## YOUR TASK
You are to retype all of the data exactly as it appears.

## DATA SECTION
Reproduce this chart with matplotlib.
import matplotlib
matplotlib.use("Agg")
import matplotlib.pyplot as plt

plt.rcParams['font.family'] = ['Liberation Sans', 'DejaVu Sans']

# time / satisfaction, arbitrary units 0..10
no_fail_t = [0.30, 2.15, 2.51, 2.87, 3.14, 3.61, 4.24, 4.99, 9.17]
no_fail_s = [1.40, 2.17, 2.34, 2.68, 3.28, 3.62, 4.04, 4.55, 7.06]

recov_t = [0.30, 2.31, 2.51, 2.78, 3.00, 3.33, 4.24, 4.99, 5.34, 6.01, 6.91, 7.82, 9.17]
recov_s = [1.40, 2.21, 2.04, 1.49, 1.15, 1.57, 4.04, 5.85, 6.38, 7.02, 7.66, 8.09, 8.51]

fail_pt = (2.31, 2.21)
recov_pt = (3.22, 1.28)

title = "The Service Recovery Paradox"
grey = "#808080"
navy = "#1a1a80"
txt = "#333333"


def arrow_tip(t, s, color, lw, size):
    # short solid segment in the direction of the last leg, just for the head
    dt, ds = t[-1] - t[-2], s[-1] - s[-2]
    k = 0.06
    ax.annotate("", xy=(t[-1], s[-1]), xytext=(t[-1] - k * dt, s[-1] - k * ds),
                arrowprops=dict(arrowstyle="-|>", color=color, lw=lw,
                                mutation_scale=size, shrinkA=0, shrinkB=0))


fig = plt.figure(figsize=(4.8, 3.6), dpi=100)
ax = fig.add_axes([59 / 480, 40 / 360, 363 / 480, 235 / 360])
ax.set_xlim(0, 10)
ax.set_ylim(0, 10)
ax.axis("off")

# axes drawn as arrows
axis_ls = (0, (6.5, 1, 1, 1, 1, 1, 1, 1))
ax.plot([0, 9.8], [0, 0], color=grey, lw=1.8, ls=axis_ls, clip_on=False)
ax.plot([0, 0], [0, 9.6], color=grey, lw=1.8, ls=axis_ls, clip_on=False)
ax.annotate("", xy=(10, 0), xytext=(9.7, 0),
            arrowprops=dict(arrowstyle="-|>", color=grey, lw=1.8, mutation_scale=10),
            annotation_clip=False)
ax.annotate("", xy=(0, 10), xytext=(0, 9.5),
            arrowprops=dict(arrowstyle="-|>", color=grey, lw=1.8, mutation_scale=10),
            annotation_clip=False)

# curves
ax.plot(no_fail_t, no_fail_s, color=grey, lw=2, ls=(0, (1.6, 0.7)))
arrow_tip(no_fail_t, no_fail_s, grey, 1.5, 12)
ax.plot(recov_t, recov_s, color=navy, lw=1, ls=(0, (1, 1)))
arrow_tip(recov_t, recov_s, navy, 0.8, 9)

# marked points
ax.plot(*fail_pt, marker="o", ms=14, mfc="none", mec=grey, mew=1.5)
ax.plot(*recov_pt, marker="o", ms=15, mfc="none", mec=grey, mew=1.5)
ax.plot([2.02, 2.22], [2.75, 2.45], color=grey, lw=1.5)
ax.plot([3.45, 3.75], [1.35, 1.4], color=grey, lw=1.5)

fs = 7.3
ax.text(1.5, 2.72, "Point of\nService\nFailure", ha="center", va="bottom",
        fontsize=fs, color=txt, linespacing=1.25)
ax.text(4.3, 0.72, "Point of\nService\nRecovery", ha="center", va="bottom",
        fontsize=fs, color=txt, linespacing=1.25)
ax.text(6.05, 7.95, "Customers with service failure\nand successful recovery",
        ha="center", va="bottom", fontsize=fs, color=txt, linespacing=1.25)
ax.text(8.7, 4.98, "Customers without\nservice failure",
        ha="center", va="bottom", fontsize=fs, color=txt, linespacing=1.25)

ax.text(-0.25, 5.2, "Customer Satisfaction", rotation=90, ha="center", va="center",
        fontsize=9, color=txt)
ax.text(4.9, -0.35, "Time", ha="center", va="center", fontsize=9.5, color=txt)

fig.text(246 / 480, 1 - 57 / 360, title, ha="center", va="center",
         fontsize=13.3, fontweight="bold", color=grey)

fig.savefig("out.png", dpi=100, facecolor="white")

## ANSWER TO THIS TASK
Reproduce this chart with matplotlib.
import matplotlib
matplotlib.use("Agg")
import matplotlib.pyplot as plt

plt.rcParams['font.family'] = ['Liberation Sans', 'DejaVu Sans']

# time / satisfaction, arbitrary units 0..10
no_fail_t = [0.30, 2.15, 2.51, 2.87, 3.14, 3.61, 4.24, 4.99, 9.17]
no_fail_s = [1.40, 2.17, 2.34, 2.68, 3.28, 3.62, 4.04, 4.55, 7.06]

recov_t = [0.30, 2.31, 2.51, 2.78, 3.00, 3.33, 4.24, 4.99, 5.34, 6.01, 6.91, 7.82, 9.17]
recov_s = [1.40, 2.21, 2.04, 1.49, 1.15, 1.57, 4.04, 5.85, 6.38, 7.02, 7.66, 8.09, 8.51]

fail_pt = (2.31, 2.21)
recov_pt = (3.22, 1.28)

title = "The Service Recovery Paradox"
grey = "#808080"
navy = "#1a1a80"
txt = "#333333"


def arrow_tip(t, s, color, lw, size):
    # short solid segment in the direction of the last leg, just for the head
    dt, ds = t[-1] - t[-2], s[-1] - s[-2]
    k = 0.06
    ax.annotate("", xy=(t[-1], s[-1]), xytext=(t[-1] - k * dt, s[-1] - k * ds),
                arrowprops=dict(arrowstyle="-|>", color=color, lw=lw,
                                mutation_scale=size, shrinkA=0, shrinkB=0))


fig = plt.figure(figsize=(4.8, 3.6), dpi=100)
ax = fig.add_axes([59 / 480, 40 / 360, 363 / 480, 235 / 360])
ax.set_xlim(0, 10)
ax.set_ylim(0, 10)
ax.axis("off")

# axes drawn as arrows
axis_ls = (0, (6.5, 1, 1, 1, 1, 1, 1, 1))
ax.plot([0, 9.8], [0, 0], color=grey, lw=1.8, ls=axis_ls, clip_on=False)
ax.plot([0, 0], [0, 9.6], color=grey, lw=1.8, ls=axis_ls, clip_on=False)
ax.annotate("", xy=(10, 0), xytext=(9.7, 0),
            arrowprops=dict(arrowstyle="-|>", color=grey, lw=1.8, mutation_scale=10),
            annotation_clip=False)
ax.annotate("", xy=(0, 10), xytext=(0, 9.5),
            arrowprops=dict(arrowstyle="-|>", color=grey, lw=1.8, mutation_scale=10),
            annotation_clip=False)

# curves
ax.plot(no_fail_t, no_fail_s, color=grey, lw=2, ls=(0, (1.6, 0.7)))
arrow_tip(no_fail_t, no_fail_s, grey, 1.5, 12)
ax.plot(recov_t, recov_s, color=navy, lw=1, ls=(0, (1, 1)))
arrow_tip(recov_t, recov_s, navy, 0.8, 9)

# marked points
ax.plot(*fail_pt, marker="o", ms=14, mfc="none", mec=grey, mew=1.5)
ax.plot(*recov_pt, marker="o", ms=15, mfc="none", mec=grey, mew=1.5)
ax.plot([2.02, 2.22], [2.75, 2.45], color=grey, lw=1.5)
ax.plot([3.45, 3.75], [1.35, 1.4], color=grey, lw=1.5)

fs = 7.3
ax.text(1.5, 2.72, "Point of\nService\nFailure", ha="center", va="bottom",
        fontsize=fs, color=txt, linespacing=1.25)
ax.text(4.3, 0.72, "Point of\nService\nRecovery", ha="center", va="bottom",
        fontsize=fs, color=txt, linespacing=1.25)
ax.text(6.05, 7.95, "Customers with service failure\nand successful recovery",
        ha="center", va="bottom", fontsize=fs, color=txt, linespacing=1.25)
ax.text(8.7, 4.98, "Customers without\nservice failure",
        ha="center", va="bottom", fontsize=fs, color=txt, linespacing=1.25)

ax.text(-0.25, 5.2, "Customer Satisfaction", rotation=90, ha="center", va="center",
        fontsize=9, color=txt)
ax.text(4.9, -0.35, "Time", ha="center", va="center", fontsize=9.5, color=txt)

fig.text(246 / 480, 1 - 57 / 360, title, ha="center", va="center",
         fontsize=13.3, fontweight="bold", color=grey)

fig.savefig("out.png", dpi=100, facecolor="white")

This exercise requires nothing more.